# Other > Site Related Discussion & News >  Bob's been busy again :-(

## curious aardvark

Bob-the-bloody-pia-web-builder has obviously got bored again. 
Search has vanished. 

I did find a sub-microscopic word just above the thread list - but all that does is search (badly) 3dprint.com - NOT 3d printboard.com. 

We can take it as read that I screamed and have banged my head on a wall :-)

Oh and there's a sort of stylised magnifying glass that does absolutely nothing when clicked. I mean it doesn#t say it's a search button - that would be too obvious. 
Given that average 3dprintboard user almost always mistakes the clearly labelled CHAT window as a search box - subtle won't cut it - particularly if it doesn't work anyway. 
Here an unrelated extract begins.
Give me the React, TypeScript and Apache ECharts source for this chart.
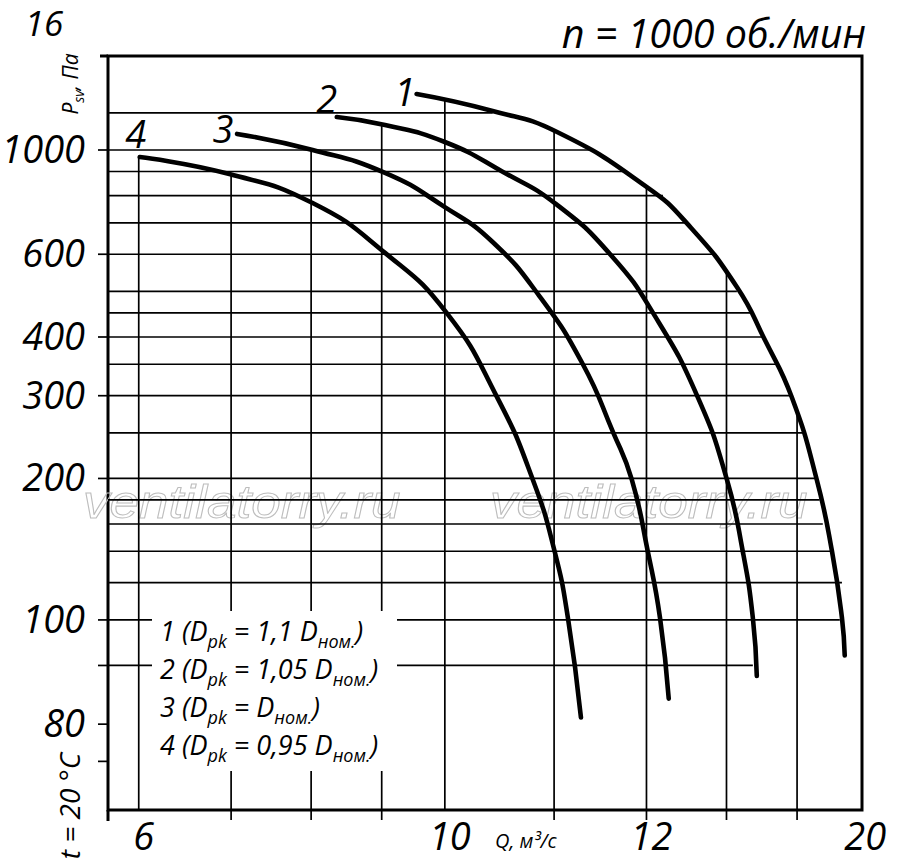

Can't you give this person a lollipop and send them to play on the swings or something ? 

If by some bizarre quirk they're uk based, I'll happily pop round and explain the facts of life to them :-) 
I promise to leave the big axe at home ;-) But I have always wanted an excuse to get a portable emp device.....

----------


## Roxy

Not only is the 'Search' box still messed up...    When I tried to enter this comment, I had to leave the site and come back to be able to enter text into the 'Quick Reply' box.
It isn't hard to figure out this kind of web page behavior is going to annoy users.
Can we just go back to the way the web page was before?

----------


## curious aardvark

unfortunately we're stuck with it.
Some one obviously thinks it'll make them more money. 

I reckon if i got 10p for every spam post i killed, I could earn a decent living. 
But making things monochrome and weird are prioritised over deterring spammers.

----------